Il n'est pas nécessaire de chercher bien loin pour trouver des histoires similaires dans les rues où vit Rebecca, aux côtés d'autres habitants de Nairobi sans-abris. Le fils d'Esther, âgé de trois ans, a disparu en août 2018. "Je n'ai jamais été en paix depuis que j'ai perdu mon enfant", dit-elle. "Je l'ai cherché jusqu'à Mombasa. Cela fait cinq ans que le fils de deux ans de Carol a été enlevé au milieu de la nuit. "Je l'aimais tellement", raconte-t-elle. "Je leur pardonnerais s'ils me rendaient mon enfant."

Les femmes vulnérables sont des proies à Nairobi pour alimenter un marché noir florissant de vente de bébés. Au cours d'une enquête d'un an, Africa Eye a découvert des preuves que des enfants sont enlevés à des mères sans-abri et vendus pour du profit.
Nous avons découvert des cas de trafic d'enfants dans une clinique située dans un bidonville et des bébés volés sur commande dans un grand hôpital gouvernemental. Et dans le but de dénoncer ces abus, nous nous sommes arrangés pour acheter un enfant abandonné à un responsable de l'hôpital, qui a utilisé des papiers légitimes pour prendre la garde d'un garçon de deux semaines avant de nous le vendre directement.

Les voleurs de bébés vont des opportunistes vulnérables aux criminels organisés - souvent les deux éléments travaillant ensemble. Parmi les opportunistes, on trouve des femmes comme Anita, une grande buveuse et consommatrice de drogues qui vit elle-même dans la rue et qui gagne de l'argent en volant les enfants de femmes comme Rebecca - en ciblant les mères de nourrissons de moins de trois ans.
Africa Eye a découvert l'existence d'Anita par l'intermédiaire d'une de ses amies, qui souhaite rester anonyme. L'amie, qui souhaite se faire appeler Emma, raconte qu'Anita a différentes méthodes pour enlever des enfants dans la rue.
"Parfois, elle parle d'abord à la mère, pour essayer de voir si la mère sait ce qu'elle a l'intention de faire", indique Emma. "Parfois, elle drogue la mère, lui donne des somnifères ou de la colle. Parfois, elle jouera avec l'enfant.
"Anita a beaucoup de moyens pour avoir des enfants."

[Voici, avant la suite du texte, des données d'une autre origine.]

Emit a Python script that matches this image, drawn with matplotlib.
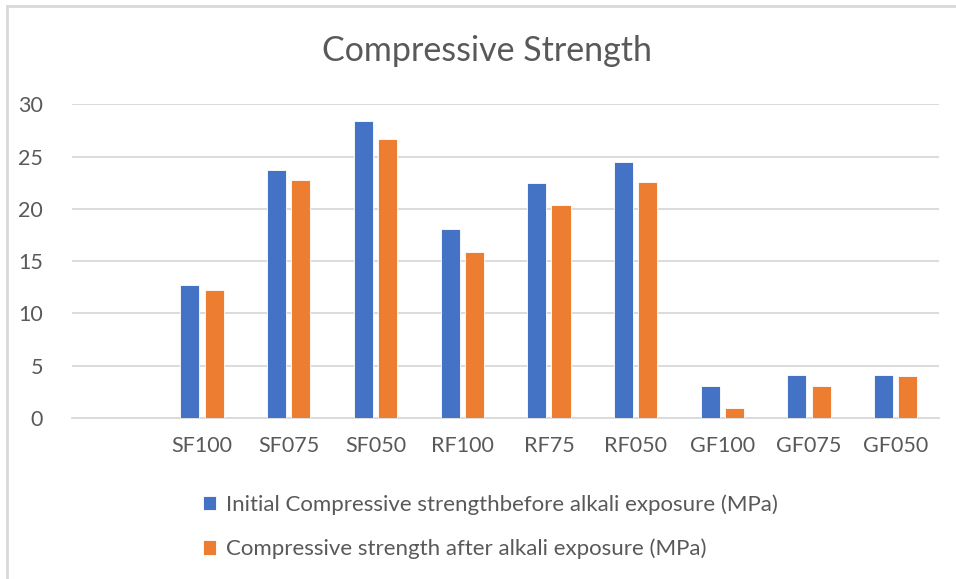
import matplotlib
matplotlib.use('Agg')
import matplotlib.pyplot as plt
import numpy as np

# mix designs (first slot left empty on the axis)
mixes = ['', 'SF100', 'SF075', 'SF050', 'RF100', 'RF75', 'RF050', 'GF100', 'GF075', 'GF050']

# compressive strength, MPa
before_alkali = [0, 12.75, 23.75, 28.4, 18.05, 22.5, 24.5, 3.1, 4.15, 4.15]
after_alkali  = [0, 12.25, 22.8, 26.7, 15.85, 20.35, 22.6, 1.0, 3.1, 4.0]

label_before = 'Initial Compressive strengthbefore alkali exposure (MPa)'
label_after  = 'Compressive strength after alkali exposure (MPa)'

blue   = '#4472c4'
orange = '#ed7d31'
grey   = '#595959'
gridc  = '#d9d9d9'

plt.rcParams['font.family'] = ['Lato', 'DejaVu Sans']

fig = plt.figure(figsize=(9.56, 5.79), dpi=100)
ax  = fig.add_axes([0.0753, 0.278, 0.907, 0.542])

x  = np.arange(len(mixes))
bw = 0.22
gap = 0.06

plt.bar(x + 0.5 - (bw + gap) / 2, before_alkali, width=bw, color=blue,
        edgecolor='white', linewidth=0.6, label=label_before, zorder=3)
plt.bar(x + 0.5 + (bw + gap) / 2, after_alkali, width=bw, color=orange,
        edgecolor='white', linewidth=0.6, label=label_after, zorder=3)

ax.set_xlim(0, len(mixes))
ax.set_ylim(0, 30)
ax.set_yticks(range(0, 31, 5))
ax.set_xticks(x + 0.5)
ax.set_xticklabels(mixes)
ax.grid(axis='y', color=gridc, linewidth=1.3, zorder=0)
ax.tick_params(axis='both', length=0, labelsize=15.5, labelcolor=grey)
ax.tick_params(axis='x', pad=13)
ax.tick_params(axis='y', pad=21)
for s in ['top', 'right', 'left']:
    ax.spines[s].set_visible(False)
ax.spines['bottom'].set_color(gridc)
ax.spines['bottom'].set_linewidth(1.3)

fig.text(0.509, 0.912, 'Compressive Strength', ha='center', va='center',
         fontsize=24.5, color=grey)

leg = fig.legend(loc='upper left', bbox_to_anchor=(0.203, 0.162),
                 bbox_transform=fig.transFigure, frameon=False, fontsize=16,
                 handlelength=0.6, handleheight=0.6, handletextpad=0.45,
                 labelspacing=1.08, borderaxespad=0)
for t in leg.get_texts():
    t.set_color(grey)

# outer chart frame
fig.add_artist(plt.Line2D([0.0075, 1.0], [0.99, 0.99], color=gridc, lw=2,
                          transform=fig.transFigure))
fig.add_artist(plt.Line2D([0.0075, 0.0075], [0.0, 0.99], color=gridc, lw=2,
                          transform=fig.transFigure))

plt.savefig('out.png', dpi=100)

Se faisant passer pour des acheteurs potentiels, Africa Eye organise une rencontre avec Anita dans un café du centre-ville de Nairobi fréquenté par des vendeurs de rue. Anita nous dit qu'elle subit des pressions de la part de son patron pour voler d'autres enfants, et elle décrit un récent enlèvement.
"La mère était nouvelle dans les rues, elle semblait confuse, pas consciente de ce qui se passait", raconte-t-elle. "Elle m'a fait confiance pour son enfant. Maintenant, j'ai l'enfant".
Anita révèle que son patron est une femme d'affaires locale qui achète des bébés volés à de petits délinquants et les vend pour faire du profit. Certains des clients sont "des femmes stériles, donc pour elles c'est une sorte d'adoption", dit-elle, mais "certains les utilisent pour faire des sacrifices".